Why Oh Why Are We Ruled by These Fools? (Yet Another Social Security Edition)
Ah. It becomes clearer and clearer why nobody in the administration who knew anything about Social Security substance was trotted out the week before last to provide details on Bush's endorsement of Pozen's "progressive price indexing." The numbers are ugly.
Jason Furman reports:
The Impact of The President's Proposal On Social Security Solvency And The Budget, 5/10/05: In an April 28 press conference, the President announced sliding-scale benefit reductions modeled on a plan proposed by investment executive Robert Pozen. Unfortunately, the White House has not released the traditional analysis by the Social Security actuaries of the effect of its plan on Social Security solvency. It is standard practice for policymakers and outside analysts who present Social Security plans to provide the actuaries’ analysis when, or shortly after, they release their plans.
In the absence of an analysis by the Social Security actuaries, this analysis provides some of the standard actuarial and fiscal estimates of the President’s proposal. The analysis is based on the actuaries’ analysis of the Pozen proposal, which has been released, analyses by the actuaries of other private-account plans that contain features similar to those of the President’s plan, analysis by the actuaries of the President’s private accounts through 2015, and the data in the 2005 Social Security trustees report....
Because the sliding-scale benefit reductions (also called “progressive price indexing”) that the President has proposed would not start until 2012 and would be small initially, this proposal would move back the date when Social Security’s benefit costs will first exceed its tax revenues by only two months, to slightly later in 2017. [Note that Bush and the Bushies have been pushing the 2017 date as a "crisis" point for months.] The sliding-scale benefit reductions would have a somewhat larger effect on the date when Social Security would become "insolvent" — the benefit reductions would move that date back by six years, from 2041 to 2047.
The President’s private accounts, however, would accelerate the date on which Social Security begins to have a cash-flow deficit, as well as the date of insolvency, because establishing the accounts requires diverting large sums from Social Security to the accounts. When the sliding-scale benefit reductions and the private accounts are considered together (i.e., when both components of the President’s plan are examined), the plan is found to move forward the year in which Social Security would become "insolvent" from 2041 to 2030. This result could be averted only by large cash transfers from the Treasury or additional benefit reductions or tax increases. The plan also would accelerate the year in which the program begins to run cash-flow deficits from 2017 to 2011.
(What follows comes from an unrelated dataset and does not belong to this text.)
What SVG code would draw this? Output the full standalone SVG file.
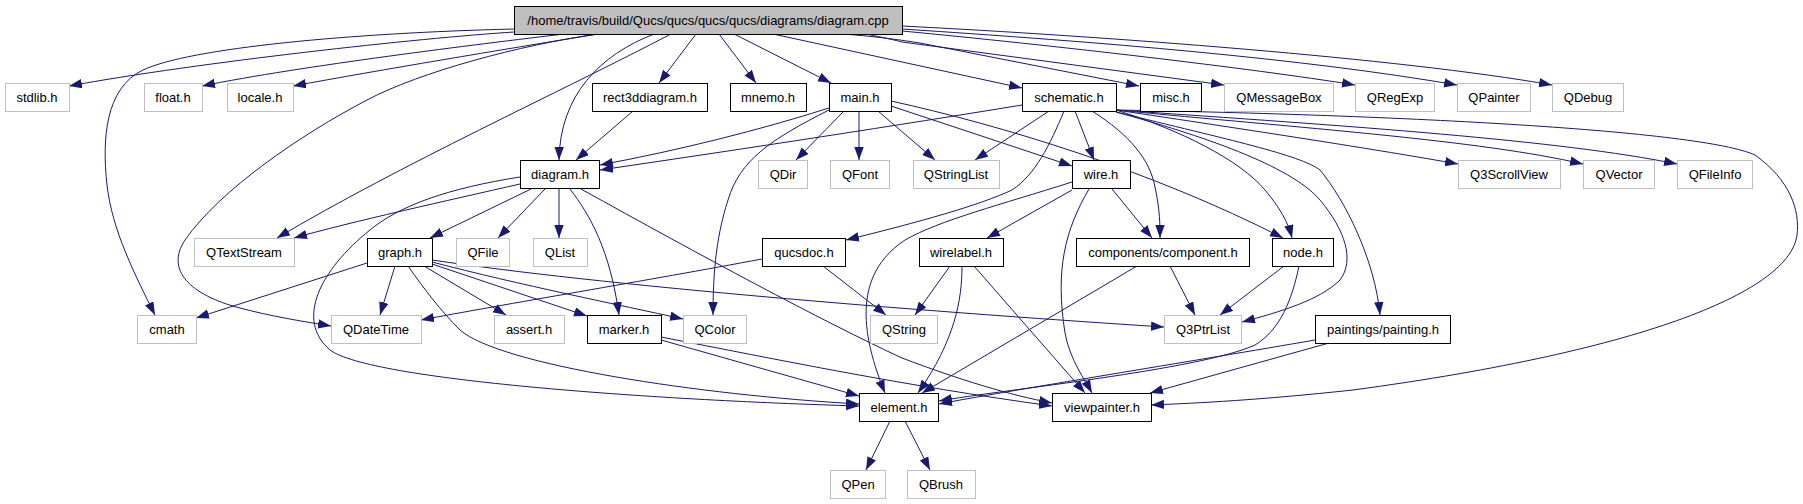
<svg xmlns="http://www.w3.org/2000/svg" width="1803" height="504" viewBox="0 0 1803 504">
<style>
.e{fill:none;stroke:#191970;stroke-width:1;marker-end:url(#a)}
.g rect{fill:#fff;stroke:#bfbfbf;stroke-width:1}
.b rect{fill:#fff;stroke:#000;stroke-width:1}
.r rect{fill:#bfbfbf;stroke:#000;stroke-width:1}
text{font-family:"Liberation Sans",Arial,sans-serif;font-size:13px;fill:#000;text-anchor:middle}
</style>
<defs>
<marker id="a" markerUnits="userSpaceOnUse" markerWidth="14" markerHeight="10" refX="13" refY="4.7" orient="auto"><path d="M0,0 L13,4.7 L0,9.4 z" fill="#191970"/></marker>
</defs>
<rect width="1803" height="504" fill="#fff"/>
<g id="connectors">
<!-- root -->
<path class="e" d="M514,32 C420,38 200,62 69,86"/>
<path class="e" d="M564,34 C480,44 300,66 202,86"/>
<path class="e" d="M598,34 C500,50 380,70 293,86"/>
<path class="e" d="M514,29 C350,33 190,48 143,70 C105,88 102,140 107,185 C112,230 135,275 155,315"/>
<path class="e" d="M598,34 C520,45 420,72 367,100 C300,135 220,190 185,240 C165,270 190,295 240,308 C270,316 300,321 331,326"/>
<path class="e" d="M671,34 C560,92 400,165 277,238"/>
<path class="e" d="M654,34 C600,55 560,95 559,160"/>
<path class="e" d="M696,34 L659,83"/>
<path class="e" d="M719,34 L756,83"/>
<path class="e" d="M734,34 L831,83"/>
<path class="e" d="M773,34 L1022,88"/>
<path class="e" d="M844,34 C870,36 895,39 920,43 L1139,86"/>
<path class="e" d="M866,34 C885,38 895,40 902,42 L1224,85"/>
<path class="e" d="M902,31 C1050,45 1250,68 1355,85"/>
<path class="e" d="M902,29 C1100,42 1300,58 1457,85"/>
<path class="e" d="M902,26 C1100,36 1400,58 1552,85"/>
<!-- rect3d -->
<path class="e" d="M633,111 L576,160"/>
<!-- main -->
<path class="e" d="M829,108 C760,130 680,150 600,165"/>
<path class="e" d="M844,111 L796,160"/>
<path class="e" d="M859,111 L859,160"/>
<path class="e" d="M878,111 L935,160"/>
<path class="e" d="M829,110 C770,140 740,160 728,200 C715,240 713,280 713,315"/>
<path class="e" d="M891,106 L1072,166"/>
<path class="e" d="M891,101 C1000,125 1150,170 1283,238"/>
<!-- schematic -->
<path class="e" d="M1022,105 C900,125 750,148 600,170"/>
<path class="e" d="M1049,111 L975,160"/>
<path class="e" d="M1075,111 L1094,160"/>
<path class="e" d="M1092,111 C1130,135 1150,160 1155,187 C1160,210 1160,225 1160,238"/>
<path class="e" d="M1064,111 C1050,145 1035,175 1012,190 C980,205 920,222 846,240"/>
<path class="e" d="M1116,110 C1180,130 1240,160 1265,190 C1280,208 1288,222 1292,238"/>
<path class="e" d="M1116,112 C1200,135 1290,165 1320,200 C1345,230 1355,260 1340,280 C1320,300 1280,312 1242,322"/>
<path class="e" d="M1116,112 C1230,140 1300,155 1320,170 C1345,200 1375,260 1380,315"/>
<path class="e" d="M1116,110 C1250,130 1380,150 1458,164"/>
<path class="e" d="M1116,110 C1300,128 1480,140 1583,164"/>
<path class="e" d="M1116,110 C1350,126 1560,140 1677,164"/>
<path class="e" d="M1116,110 C1400,115 1700,130 1755,155 C1790,180 1800,210 1797,235 C1790,290 1650,350 1353,390 C1260,400 1200,403 1151,405"/>
<!-- diagram.h -->
<path class="e" d="M520,184 C450,200 350,222 294,238"/>
<path class="e" d="M531,189 L430,238"/>
<path class="e" d="M545,189 L498,238"/>
<path class="e" d="M559,189 L559,238"/>
<path class="e" d="M570,189 C590,215 610,250 619,315"/>
<path class="e" d="M581,189 C700,255 820,320 902,358 C960,380 1010,395 1052,403"/>
<path class="e" d="M520,177 C450,188 400,205 370,230 C320,270 295,320 330,350 C370,380 650,400 859,406"/>
<!-- wire.h -->
<path class="e" d="M1072,182 C1000,205 940,220 905,240 C860,270 855,320 885,393"/>
<path class="e" d="M1072,190 L987,238"/>
<path class="e" d="M1112,189 L1152,238"/>
<path class="e" d="M1089,189 C1065,230 1055,270 1065,333 C1070,360 1085,380 1092,393"/>
<!-- graph.h -->
<path class="e" d="M367,263 L196,318"/>
<path class="e" d="M395,266 L380,315"/>
<path class="e" d="M408,266 C425,290 440,310 460,330 C500,365 700,395 859,404"/>
<path class="e" d="M424,266 L506,315"/>
<path class="e" d="M432,264 L587,316"/>
<path class="e" d="M432,262 C520,285 620,305 683,319"/>
<path class="e" d="M432,260 C600,285 900,310 1164,327"/>
<!-- qucsdoc -->
<path class="e" d="M762,259 C650,280 500,305 421,320"/>
<path class="e" d="M823,266 L886,315"/>
<!-- wirelabel -->
<path class="e" d="M950,266 L915,315"/>
<path class="e" d="M962,266 C962,300 955,340 918,393"/>
<path class="e" d="M974,266 L1085,393"/>
<!-- component -->
<path class="e" d="M1137,266 L922,393"/>
<path class="e" d="M1170,266 L1195,315"/>
<!-- node -->
<path class="e" d="M1284,266 L1220,315"/>
<path class="e" d="M1299,266 C1292,300 1280,330 1255,345 C1200,370 1000,390 939,401"/>
<!-- painting -->
<path class="e" d="M1315,340 C1200,360 1000,392 939,404"/>
<path class="e" d="M1329,343 L1150,393"/>
<!-- marker -->
<path class="e" d="M661,340 L859,396"/>
<path class="e" d="M661,337 C780,360 900,385 1052,406"/>
<!-- element -->
<path class="e" d="M890,421 L866,470"/>
<path class="e" d="M905,421 L930,470"/>
</g>
<g id="n-root" class="r"><rect x="514.5" y="6.5" width="388" height="28"/><text x="708" y="24.5">/home/travis/build/Qucs/qucs/qucs/qucs/diagrams/diagram.cpp</text></g>
<g id="n-stdlib" class="g"><rect x="5.5" y="83.5" width="64" height="28"/><text x="37" y="101.5">stdlib.h</text></g>
<g id="n-float" class="g"><rect x="144.5" y="83.5" width="58" height="28"/><text x="173" y="101.5">float.h</text></g>
<g id="n-locale" class="g"><rect x="227.5" y="83.5" width="66" height="28"/><text x="260" y="101.5">locale.h</text></g>
<g id="n-rect3d" class="b"><rect x="592.5" y="83.5" width="115" height="28"/><text x="650" y="101.5">rect3ddiagram.h</text></g>
<g id="n-mnemo" class="b"><rect x="730.5" y="83.5" width="76" height="28"/><text x="768" y="101.5">mnemo.h</text></g>
<g id="n-main" class="b"><rect x="829.5" y="83.5" width="62" height="28"/><text x="860" y="101.5">main.h</text></g>
<g id="n-schematic" class="b"><rect x="1022.5" y="83.5" width="94" height="28"/><text x="1069" y="101.5">schematic.h</text></g>
<g id="n-misc" class="b"><rect x="1140.5" y="83.5" width="61" height="28"/><text x="1171" y="101.5">misc.h</text></g>
<g id="n-qmessagebox" class="g"><rect x="1224.5" y="83.5" width="109" height="28"/><text x="1279" y="101.5">QMessageBox</text></g>
<g id="n-qregexp" class="g"><rect x="1355.5" y="83.5" width="79" height="28"/><text x="1395" y="101.5">QRegExp</text></g>
<g id="n-qpainter" class="g"><rect x="1457.5" y="83.5" width="73" height="28"/><text x="1494" y="101.5">QPainter</text></g>
<g id="n-qdebug" class="g"><rect x="1552.5" y="83.5" width="71" height="28"/><text x="1588" y="101.5">QDebug</text></g>
<g id="n-diagram" class="b"><rect x="520.5" y="160.5" width="79" height="28"/><text x="560" y="178.5">diagram.h</text></g>
<g id="n-qdir" class="g"><rect x="758.5" y="160.5" width="49" height="28"/><text x="783" y="178.5">QDir</text></g>
<g id="n-qfont" class="g"><rect x="830.5" y="160.5" width="59" height="28"/><text x="860" y="178.5">QFont</text></g>
<g id="n-qstringlist" class="g"><rect x="913.5" y="160.5" width="86" height="28"/><text x="956" y="178.5">QStringList</text></g>
<g id="n-wire" class="b"><rect x="1072.5" y="160.5" width="58" height="28"/><text x="1101" y="178.5">wire.h</text></g>
<g id="n-q3scrollview" class="g"><rect x="1458.5" y="160.5" width="102" height="28"/><text x="1509" y="178.5">Q3ScrollView</text></g>
<g id="n-qvector" class="g"><rect x="1583.5" y="160.5" width="71" height="28"/><text x="1619" y="178.5">QVector</text></g>
<g id="n-qfileinfo" class="g"><rect x="1677.5" y="160.5" width="75" height="28"/><text x="1715" y="178.5">QFileInfo</text></g>
<g id="n-qtextstream" class="g"><rect x="194.5" y="238.5" width="100" height="28"/><text x="244" y="256.5">QTextStream</text></g>
<g id="n-graph" class="b"><rect x="367.5" y="238.5" width="65" height="28"/><text x="400" y="256.5">graph.h</text></g>
<g id="n-qfile" class="g"><rect x="456.5" y="238.5" width="53" height="28"/><text x="483" y="256.5">QFile</text></g>
<g id="n-qlist" class="g"><rect x="533.5" y="238.5" width="54" height="28"/><text x="560" y="256.5">QList</text></g>
<g id="n-qucsdoc" class="b"><rect x="762.5" y="238.5" width="83" height="28"/><text x="804" y="256.5">qucsdoc.h</text></g>
<g id="n-wirelabel" class="b"><rect x="919.5" y="238.5" width="84" height="28"/><text x="961" y="256.5">wirelabel.h</text></g>
<g id="n-component" class="b"><rect x="1076.5" y="238.5" width="173" height="28"/><text x="1163" y="256.5">components/component.h</text></g>
<g id="n-node" class="b"><rect x="1272.5" y="238.5" width="61" height="28"/><text x="1303" y="256.5">node.h</text></g>
<g id="n-cmath" class="g"><rect x="137.5" y="315.5" width="59" height="28"/><text x="167" y="333.5">cmath</text></g>
<g id="n-qdatetime" class="g"><rect x="331.5" y="315.5" width="90" height="28"/><text x="376" y="333.5">QDateTime</text></g>
<g id="n-assert" class="g"><rect x="494.5" y="315.5" width="70" height="28"/><text x="529" y="333.5">assert.h</text></g>
<g id="n-marker" class="b"><rect x="587.5" y="315.5" width="74" height="28"/><text x="624" y="333.5">marker.h</text></g>
<g id="n-qcolor" class="g"><rect x="683.5" y="315.5" width="63" height="28"/><text x="715" y="333.5">QColor</text></g>
<g id="n-qstring" class="g"><rect x="870.5" y="315.5" width="67" height="28"/><text x="904" y="333.5">QString</text></g>
<g id="n-q3ptrlist" class="g"><rect x="1164.5" y="315.5" width="77" height="28"/><text x="1203" y="333.5">Q3PtrList</text></g>
<g id="n-painting" class="b"><rect x="1315.5" y="315.5" width="135" height="28"/><text x="1383" y="333.5">paintings/painting.h</text></g>
<g id="n-element" class="b"><rect x="859.5" y="393.5" width="79" height="28"/><text x="899" y="411.5">element.h</text></g>
<g id="n-viewpainter" class="b"><rect x="1052.5" y="393.5" width="99" height="28"/><text x="1102" y="411.5">viewpainter.h</text></g>
<g id="n-qpen" class="g"><rect x="830.5" y="470.5" width="55" height="28"/><text x="858" y="488.5">QPen</text></g>
<g id="n-qbrush" class="g"><rect x="907.5" y="470.5" width="68" height="28"/><text x="941" y="488.5">QBrush</text></g>
</svg>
The President’s sliding-scale benefit reductions, by themselves, would close 59 percent of Social Security’s long-term (i.e., 75-year) funding shortfall.[2] (White House statements that the benefit changes would close 70 percent of the cash flow gap are somewhat misleading; they refer to the percentage of the gap that would be closed in a single year — 2079, the 75th year — not to the share of the cumulative 75-year gap that would be closed.)
When the private accounts are added in, however, the President’s plan as a whole is found to close only 30 percent of the 75-year gap. [Here Furman assumes a--high, as assumed by the SSA actuaries--3% real Treasury borrowing rate. With a lower, more realistic borrowing rate private accounts make money for the government (it borrows at 2% and lends at 3%) and lose money for beneficiaries.]
More than two-thirds of the gap would remain. Additional benefit reductions, new revenues, or large transfers from the rest of the budget would be necessary to fill the substantial remaining gap.